-- Begin --

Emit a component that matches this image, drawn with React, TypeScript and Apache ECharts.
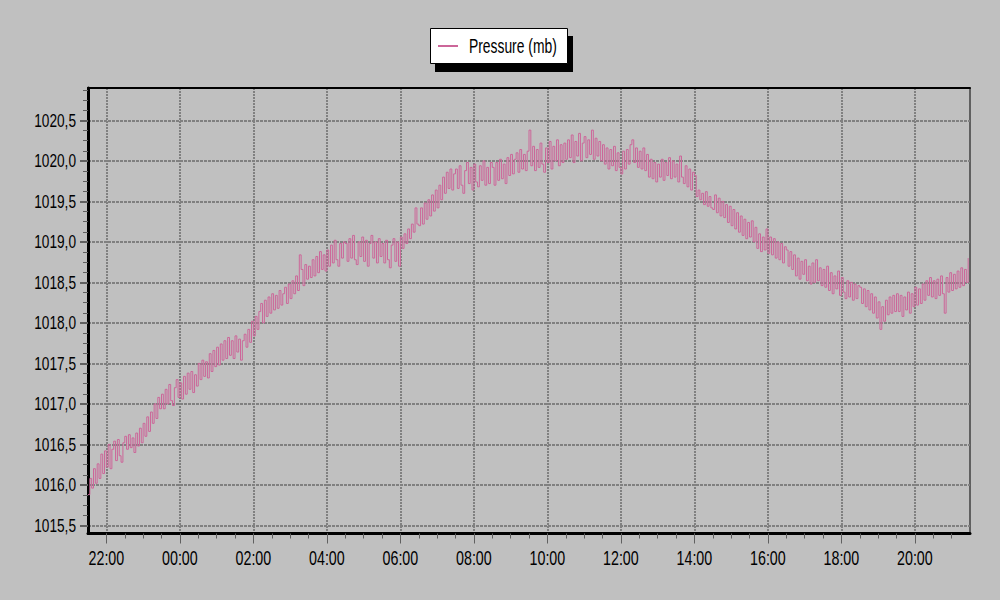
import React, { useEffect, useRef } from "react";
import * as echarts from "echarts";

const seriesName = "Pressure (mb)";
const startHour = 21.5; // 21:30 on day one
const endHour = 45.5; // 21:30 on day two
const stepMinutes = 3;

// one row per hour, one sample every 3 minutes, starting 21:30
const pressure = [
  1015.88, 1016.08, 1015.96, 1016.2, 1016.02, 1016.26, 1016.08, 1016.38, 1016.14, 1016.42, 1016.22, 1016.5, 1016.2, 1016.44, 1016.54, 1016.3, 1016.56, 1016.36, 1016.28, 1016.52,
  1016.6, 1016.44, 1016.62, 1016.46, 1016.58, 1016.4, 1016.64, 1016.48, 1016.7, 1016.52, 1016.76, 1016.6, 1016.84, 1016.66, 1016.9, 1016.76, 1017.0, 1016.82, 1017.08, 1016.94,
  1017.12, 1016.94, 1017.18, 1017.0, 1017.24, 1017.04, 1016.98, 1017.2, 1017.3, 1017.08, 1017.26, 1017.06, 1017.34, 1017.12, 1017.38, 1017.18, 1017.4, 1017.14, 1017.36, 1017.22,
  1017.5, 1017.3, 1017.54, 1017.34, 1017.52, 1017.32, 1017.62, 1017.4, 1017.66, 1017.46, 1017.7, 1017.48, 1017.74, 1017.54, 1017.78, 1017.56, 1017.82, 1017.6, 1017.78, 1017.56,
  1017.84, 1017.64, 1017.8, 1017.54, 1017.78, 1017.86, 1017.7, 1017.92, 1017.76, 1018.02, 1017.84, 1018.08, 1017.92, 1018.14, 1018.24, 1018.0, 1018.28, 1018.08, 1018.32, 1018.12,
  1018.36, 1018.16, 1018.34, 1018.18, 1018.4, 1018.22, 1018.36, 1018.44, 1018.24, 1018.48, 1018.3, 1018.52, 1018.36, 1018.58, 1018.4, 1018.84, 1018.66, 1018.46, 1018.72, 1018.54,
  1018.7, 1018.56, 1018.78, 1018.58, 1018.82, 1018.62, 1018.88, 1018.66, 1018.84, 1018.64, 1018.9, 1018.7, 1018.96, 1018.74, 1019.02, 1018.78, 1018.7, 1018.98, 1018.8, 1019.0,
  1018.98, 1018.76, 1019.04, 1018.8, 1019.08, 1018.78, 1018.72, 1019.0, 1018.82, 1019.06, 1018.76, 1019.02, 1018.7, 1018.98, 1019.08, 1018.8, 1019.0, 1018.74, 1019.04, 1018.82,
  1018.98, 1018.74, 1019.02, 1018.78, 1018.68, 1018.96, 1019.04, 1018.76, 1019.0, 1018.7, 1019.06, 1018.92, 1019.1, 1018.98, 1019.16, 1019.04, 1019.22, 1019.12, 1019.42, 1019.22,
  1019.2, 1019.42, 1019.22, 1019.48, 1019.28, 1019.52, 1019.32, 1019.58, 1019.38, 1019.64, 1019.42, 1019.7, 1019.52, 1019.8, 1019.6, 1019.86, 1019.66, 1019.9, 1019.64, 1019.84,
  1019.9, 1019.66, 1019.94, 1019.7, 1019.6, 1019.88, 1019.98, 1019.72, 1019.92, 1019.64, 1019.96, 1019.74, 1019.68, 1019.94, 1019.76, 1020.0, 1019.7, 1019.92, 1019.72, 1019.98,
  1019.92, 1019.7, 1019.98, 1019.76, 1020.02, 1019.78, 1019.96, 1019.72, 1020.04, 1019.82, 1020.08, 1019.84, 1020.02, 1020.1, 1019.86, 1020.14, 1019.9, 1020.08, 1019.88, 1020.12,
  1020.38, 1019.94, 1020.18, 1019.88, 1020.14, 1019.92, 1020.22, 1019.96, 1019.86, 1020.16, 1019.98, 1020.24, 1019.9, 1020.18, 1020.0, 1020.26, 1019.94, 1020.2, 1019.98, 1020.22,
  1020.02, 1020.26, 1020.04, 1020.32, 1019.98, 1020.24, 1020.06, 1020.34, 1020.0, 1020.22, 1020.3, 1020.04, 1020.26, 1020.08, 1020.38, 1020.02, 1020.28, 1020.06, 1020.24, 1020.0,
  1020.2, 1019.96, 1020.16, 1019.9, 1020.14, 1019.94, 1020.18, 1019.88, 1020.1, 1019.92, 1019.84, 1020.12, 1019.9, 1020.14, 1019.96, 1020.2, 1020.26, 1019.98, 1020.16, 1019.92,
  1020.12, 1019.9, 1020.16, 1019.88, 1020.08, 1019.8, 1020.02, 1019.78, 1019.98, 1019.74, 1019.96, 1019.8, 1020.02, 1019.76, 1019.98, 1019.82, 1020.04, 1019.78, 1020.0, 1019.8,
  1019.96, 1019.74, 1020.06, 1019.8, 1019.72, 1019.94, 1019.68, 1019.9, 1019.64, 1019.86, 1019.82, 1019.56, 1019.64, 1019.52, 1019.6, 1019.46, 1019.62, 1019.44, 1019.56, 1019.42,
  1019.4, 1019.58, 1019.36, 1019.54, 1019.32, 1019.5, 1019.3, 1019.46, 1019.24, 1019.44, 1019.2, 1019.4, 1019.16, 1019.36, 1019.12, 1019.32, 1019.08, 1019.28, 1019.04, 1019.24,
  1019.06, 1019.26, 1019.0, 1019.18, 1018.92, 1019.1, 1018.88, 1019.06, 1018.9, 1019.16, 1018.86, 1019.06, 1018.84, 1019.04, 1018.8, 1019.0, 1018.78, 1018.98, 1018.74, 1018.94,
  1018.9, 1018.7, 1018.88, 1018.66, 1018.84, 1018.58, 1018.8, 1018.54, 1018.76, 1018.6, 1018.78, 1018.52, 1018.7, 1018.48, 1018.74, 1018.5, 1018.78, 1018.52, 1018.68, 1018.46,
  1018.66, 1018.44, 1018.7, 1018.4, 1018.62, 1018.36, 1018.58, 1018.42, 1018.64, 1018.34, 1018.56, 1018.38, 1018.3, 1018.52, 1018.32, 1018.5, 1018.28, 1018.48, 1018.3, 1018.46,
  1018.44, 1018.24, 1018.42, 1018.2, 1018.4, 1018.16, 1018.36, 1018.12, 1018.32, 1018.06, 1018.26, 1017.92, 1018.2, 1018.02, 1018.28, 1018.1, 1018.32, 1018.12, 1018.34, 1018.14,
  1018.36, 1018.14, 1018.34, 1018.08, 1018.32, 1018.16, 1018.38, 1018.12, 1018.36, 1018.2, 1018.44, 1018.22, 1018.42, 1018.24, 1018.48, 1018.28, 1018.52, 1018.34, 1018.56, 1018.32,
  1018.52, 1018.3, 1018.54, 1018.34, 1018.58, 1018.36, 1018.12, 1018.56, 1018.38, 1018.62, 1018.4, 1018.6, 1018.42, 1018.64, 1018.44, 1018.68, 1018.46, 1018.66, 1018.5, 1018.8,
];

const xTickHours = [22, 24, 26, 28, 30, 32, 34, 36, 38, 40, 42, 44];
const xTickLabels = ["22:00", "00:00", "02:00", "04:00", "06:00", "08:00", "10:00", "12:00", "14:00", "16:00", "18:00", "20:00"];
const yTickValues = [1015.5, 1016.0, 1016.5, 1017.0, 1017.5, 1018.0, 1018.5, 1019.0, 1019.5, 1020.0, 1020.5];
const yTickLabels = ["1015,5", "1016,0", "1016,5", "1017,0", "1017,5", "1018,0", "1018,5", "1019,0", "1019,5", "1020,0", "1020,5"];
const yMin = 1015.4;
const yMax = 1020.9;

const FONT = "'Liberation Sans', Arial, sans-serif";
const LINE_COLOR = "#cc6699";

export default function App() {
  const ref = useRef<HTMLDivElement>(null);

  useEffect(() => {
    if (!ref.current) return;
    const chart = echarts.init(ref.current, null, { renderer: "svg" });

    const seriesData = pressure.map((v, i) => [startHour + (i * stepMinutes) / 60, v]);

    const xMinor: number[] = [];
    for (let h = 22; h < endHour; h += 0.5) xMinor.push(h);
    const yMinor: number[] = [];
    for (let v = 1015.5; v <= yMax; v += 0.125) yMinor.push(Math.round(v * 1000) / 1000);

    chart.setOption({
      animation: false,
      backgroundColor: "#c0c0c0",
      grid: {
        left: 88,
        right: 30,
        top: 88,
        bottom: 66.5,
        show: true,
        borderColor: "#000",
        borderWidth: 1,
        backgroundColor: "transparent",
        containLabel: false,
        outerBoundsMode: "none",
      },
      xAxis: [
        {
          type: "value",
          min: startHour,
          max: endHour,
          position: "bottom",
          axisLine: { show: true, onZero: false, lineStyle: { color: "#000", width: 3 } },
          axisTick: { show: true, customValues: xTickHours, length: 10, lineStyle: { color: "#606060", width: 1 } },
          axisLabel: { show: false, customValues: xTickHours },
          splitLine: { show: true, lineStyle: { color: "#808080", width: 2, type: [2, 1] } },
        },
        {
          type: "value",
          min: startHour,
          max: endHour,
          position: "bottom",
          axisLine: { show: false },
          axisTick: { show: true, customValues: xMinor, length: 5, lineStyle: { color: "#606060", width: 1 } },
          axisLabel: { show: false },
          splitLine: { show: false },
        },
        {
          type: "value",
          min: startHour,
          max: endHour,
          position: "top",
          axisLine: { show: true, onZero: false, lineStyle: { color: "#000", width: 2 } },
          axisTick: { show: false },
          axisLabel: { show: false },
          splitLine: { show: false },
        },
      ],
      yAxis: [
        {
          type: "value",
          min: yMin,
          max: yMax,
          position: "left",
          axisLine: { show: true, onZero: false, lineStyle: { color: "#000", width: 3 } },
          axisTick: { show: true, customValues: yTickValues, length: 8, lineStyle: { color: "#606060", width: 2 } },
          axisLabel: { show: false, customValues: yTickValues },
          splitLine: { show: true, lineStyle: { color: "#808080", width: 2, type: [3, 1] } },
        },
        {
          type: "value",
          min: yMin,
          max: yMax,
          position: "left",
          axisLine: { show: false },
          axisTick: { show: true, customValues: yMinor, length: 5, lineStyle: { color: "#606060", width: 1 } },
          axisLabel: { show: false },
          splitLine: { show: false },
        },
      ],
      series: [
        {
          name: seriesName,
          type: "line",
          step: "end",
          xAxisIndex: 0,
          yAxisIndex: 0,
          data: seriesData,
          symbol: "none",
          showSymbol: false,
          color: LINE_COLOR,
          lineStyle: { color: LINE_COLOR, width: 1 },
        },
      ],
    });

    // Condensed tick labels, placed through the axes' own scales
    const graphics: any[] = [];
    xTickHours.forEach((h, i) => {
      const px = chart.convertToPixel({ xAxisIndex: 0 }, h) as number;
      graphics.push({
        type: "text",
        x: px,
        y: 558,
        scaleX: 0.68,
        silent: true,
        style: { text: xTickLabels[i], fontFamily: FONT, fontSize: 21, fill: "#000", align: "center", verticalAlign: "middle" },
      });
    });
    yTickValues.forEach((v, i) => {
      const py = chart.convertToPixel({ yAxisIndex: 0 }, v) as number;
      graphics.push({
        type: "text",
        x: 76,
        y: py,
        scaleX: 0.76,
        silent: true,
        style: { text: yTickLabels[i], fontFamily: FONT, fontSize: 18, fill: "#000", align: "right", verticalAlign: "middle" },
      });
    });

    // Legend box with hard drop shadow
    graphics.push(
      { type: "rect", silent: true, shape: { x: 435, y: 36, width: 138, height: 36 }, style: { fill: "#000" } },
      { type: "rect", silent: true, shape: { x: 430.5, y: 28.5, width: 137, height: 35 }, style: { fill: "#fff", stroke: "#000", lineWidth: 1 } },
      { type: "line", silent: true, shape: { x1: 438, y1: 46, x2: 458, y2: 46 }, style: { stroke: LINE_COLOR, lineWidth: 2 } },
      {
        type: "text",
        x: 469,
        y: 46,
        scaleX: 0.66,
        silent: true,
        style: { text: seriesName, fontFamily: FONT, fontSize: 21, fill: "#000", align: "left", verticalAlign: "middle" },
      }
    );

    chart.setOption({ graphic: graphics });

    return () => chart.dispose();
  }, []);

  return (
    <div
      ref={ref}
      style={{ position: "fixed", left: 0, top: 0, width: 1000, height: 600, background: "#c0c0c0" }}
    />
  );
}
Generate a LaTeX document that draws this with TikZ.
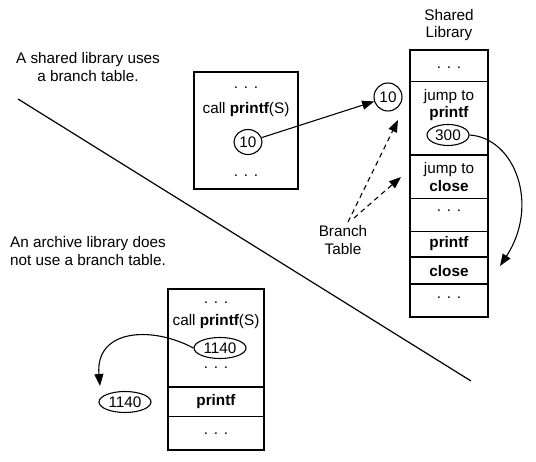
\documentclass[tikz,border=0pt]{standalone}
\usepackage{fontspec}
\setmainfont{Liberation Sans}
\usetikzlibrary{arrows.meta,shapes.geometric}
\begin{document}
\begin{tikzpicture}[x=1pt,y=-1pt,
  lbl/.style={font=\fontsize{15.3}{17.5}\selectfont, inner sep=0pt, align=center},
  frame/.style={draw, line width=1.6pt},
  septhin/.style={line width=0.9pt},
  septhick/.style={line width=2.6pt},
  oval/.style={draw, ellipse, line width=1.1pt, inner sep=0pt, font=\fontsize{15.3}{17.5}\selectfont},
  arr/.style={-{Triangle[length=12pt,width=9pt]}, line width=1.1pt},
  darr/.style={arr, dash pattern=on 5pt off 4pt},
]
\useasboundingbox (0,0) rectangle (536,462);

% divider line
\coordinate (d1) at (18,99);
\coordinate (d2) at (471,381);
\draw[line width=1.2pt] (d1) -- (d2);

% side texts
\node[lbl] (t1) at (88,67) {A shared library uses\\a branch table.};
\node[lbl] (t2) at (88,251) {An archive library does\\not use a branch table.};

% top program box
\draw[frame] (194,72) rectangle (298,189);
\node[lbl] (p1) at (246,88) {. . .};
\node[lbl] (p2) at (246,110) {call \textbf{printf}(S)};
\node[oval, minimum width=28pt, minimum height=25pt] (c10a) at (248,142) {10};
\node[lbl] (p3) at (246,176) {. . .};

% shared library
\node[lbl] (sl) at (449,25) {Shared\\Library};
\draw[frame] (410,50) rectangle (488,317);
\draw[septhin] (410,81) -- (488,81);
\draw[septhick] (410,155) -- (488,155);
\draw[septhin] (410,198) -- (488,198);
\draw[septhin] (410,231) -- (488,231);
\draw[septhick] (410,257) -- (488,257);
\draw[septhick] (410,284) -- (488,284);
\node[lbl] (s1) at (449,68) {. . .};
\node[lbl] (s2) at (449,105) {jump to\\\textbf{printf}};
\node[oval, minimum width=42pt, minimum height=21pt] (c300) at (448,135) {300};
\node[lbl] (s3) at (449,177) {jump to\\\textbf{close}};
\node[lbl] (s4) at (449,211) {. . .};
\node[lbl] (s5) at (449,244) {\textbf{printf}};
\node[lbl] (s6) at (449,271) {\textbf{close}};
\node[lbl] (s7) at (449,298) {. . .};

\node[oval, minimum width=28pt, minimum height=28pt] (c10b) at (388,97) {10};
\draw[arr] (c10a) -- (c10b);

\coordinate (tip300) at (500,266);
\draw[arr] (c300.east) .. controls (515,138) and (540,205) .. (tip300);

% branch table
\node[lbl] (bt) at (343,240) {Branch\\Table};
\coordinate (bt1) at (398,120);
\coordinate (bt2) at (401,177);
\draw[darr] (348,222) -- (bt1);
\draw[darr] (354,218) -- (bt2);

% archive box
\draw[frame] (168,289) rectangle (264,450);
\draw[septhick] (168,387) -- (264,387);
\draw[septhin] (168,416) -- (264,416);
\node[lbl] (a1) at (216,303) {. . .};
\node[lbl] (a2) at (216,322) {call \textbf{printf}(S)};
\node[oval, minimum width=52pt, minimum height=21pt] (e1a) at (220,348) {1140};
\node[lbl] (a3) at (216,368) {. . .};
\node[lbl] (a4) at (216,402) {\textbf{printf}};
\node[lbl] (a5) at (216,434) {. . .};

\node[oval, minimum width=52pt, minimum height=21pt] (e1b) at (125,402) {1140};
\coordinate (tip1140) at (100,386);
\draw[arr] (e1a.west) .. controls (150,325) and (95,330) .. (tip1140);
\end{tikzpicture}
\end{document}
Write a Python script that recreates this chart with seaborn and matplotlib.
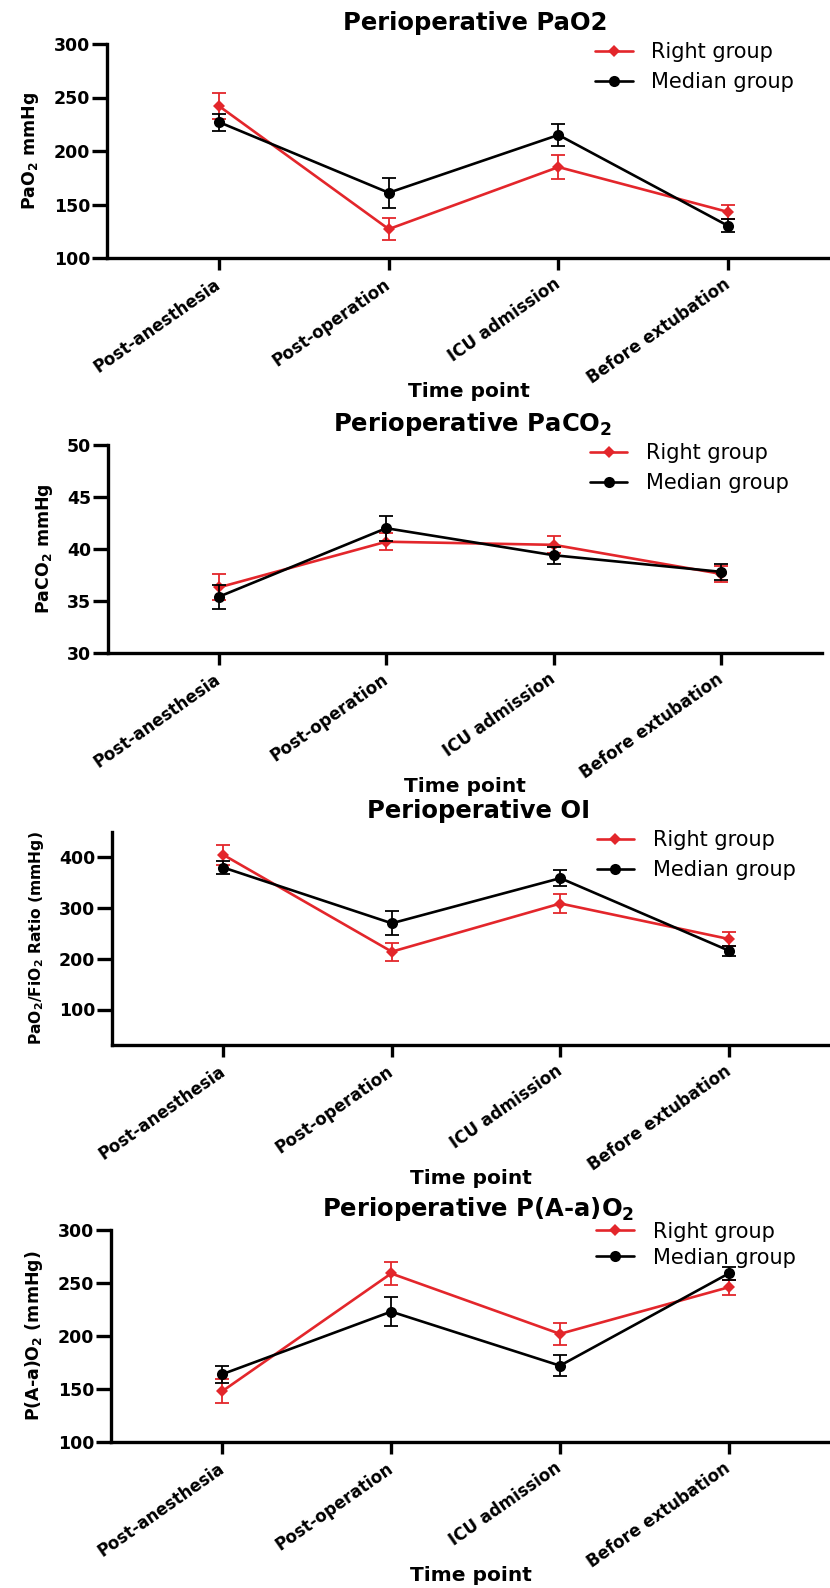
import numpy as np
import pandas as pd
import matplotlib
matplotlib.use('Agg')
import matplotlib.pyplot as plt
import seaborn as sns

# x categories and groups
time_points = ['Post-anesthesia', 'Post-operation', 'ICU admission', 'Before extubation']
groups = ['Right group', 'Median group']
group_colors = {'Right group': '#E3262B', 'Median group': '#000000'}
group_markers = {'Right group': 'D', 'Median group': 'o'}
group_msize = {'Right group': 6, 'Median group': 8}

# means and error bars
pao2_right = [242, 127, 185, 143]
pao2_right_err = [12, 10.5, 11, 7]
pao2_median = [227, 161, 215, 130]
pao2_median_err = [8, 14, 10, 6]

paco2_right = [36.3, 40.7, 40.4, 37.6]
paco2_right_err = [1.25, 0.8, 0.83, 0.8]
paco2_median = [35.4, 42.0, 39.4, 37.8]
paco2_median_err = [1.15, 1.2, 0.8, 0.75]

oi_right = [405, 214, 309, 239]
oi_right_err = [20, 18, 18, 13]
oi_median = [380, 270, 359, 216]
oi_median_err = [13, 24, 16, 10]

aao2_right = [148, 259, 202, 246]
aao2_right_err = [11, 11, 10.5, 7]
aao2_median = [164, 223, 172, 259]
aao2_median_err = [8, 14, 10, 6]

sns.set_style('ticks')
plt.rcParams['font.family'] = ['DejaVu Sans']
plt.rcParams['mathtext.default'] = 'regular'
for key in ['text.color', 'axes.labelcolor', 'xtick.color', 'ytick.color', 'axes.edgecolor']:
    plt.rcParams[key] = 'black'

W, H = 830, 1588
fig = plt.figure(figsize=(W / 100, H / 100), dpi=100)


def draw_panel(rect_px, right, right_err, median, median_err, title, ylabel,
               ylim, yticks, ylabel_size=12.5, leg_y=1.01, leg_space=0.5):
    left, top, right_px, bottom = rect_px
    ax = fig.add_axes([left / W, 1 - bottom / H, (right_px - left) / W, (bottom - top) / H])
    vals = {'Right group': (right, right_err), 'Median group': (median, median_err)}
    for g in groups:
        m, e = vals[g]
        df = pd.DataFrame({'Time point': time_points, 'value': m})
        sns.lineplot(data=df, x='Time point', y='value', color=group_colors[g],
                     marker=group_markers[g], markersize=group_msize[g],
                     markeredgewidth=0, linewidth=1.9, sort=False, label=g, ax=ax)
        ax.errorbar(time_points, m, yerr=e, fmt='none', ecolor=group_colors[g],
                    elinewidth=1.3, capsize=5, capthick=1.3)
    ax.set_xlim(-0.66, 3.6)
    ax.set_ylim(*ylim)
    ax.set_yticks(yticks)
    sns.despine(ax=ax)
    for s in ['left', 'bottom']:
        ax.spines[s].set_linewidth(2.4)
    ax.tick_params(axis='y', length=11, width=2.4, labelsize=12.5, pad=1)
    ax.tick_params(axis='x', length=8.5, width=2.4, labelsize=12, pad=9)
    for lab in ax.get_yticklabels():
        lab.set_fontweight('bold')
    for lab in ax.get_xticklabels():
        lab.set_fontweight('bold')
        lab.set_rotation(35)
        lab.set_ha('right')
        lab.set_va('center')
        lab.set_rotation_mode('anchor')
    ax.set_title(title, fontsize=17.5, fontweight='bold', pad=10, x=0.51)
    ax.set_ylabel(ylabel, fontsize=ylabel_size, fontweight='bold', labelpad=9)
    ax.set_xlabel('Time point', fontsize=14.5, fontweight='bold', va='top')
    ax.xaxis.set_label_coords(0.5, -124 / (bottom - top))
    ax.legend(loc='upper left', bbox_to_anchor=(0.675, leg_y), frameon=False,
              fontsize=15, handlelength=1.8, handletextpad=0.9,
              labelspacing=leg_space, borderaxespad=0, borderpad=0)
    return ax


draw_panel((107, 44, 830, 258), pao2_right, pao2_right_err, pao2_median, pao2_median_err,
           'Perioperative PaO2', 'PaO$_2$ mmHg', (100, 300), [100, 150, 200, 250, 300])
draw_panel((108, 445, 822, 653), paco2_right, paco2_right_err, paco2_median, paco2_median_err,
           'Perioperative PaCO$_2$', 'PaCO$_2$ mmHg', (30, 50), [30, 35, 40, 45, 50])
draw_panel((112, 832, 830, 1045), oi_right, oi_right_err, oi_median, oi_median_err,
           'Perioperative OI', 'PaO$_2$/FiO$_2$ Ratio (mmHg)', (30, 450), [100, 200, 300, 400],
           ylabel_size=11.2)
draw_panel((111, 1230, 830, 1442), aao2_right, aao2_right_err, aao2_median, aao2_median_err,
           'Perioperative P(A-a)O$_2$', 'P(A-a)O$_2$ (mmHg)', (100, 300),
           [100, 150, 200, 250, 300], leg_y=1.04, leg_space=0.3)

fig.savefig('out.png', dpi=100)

-- End --

Write out the lines running from the one that contains "Generate a LaTeX" through the one that contains "(p3) at (246,176)", ends included, and nothing else. Pictures stay out of the copy.

_Task response_:
Generate a LaTeX document that draws this with TikZ.
\documentclass[tikz,border=0pt]{standalone}
\usepackage{fontspec}
\setmainfont{Liberation Sans}
\usetikzlibrary{arrows.meta,shapes.geometric}
\begin{document}
\begin{tikzpicture}[x=1pt,y=-1pt,
  lbl/.style={font=\fontsize{15.3}{17.5}\selectfont, inner sep=0pt, align=center},
  frame/.style={draw, line width=1.6pt},
  septhin/.style={line width=0.9pt},
  septhick/.style={line width=2.6pt},
  oval/.style={draw, ellipse, line width=1.1pt, inner sep=0pt, font=\fontsize{15.3}{17.5}\selectfont},
  arr/.style={-{Triangle[length=12pt,width=9pt]}, line width=1.1pt},
  darr/.style={arr, dash pattern=on 5pt off 4pt},
]
\useasboundingbox (0,0) rectangle (536,462);

% divider line
\coordinate (d1) at (18,99);
\coordinate (d2) at (471,381);
\draw[line width=1.2pt] (d1) -- (d2);

% side texts
\node[lbl] (t1) at (88,67) {A shared library uses\\a branch table.};
\node[lbl] (t2) at (88,251) {An archive library does\\not use a branch table.};

% top program box
\draw[frame] (194,72) rectangle (298,189);
\node[lbl] (p1) at (246,88) {. . .};
\node[lbl] (p2) at (246,110) {call \textbf{printf}(S)};
\node[oval, minimum width=28pt, minimum height=25pt] (c10a) at (248,142) {10};
\node[lbl] (p3) at (246,176) {. . .};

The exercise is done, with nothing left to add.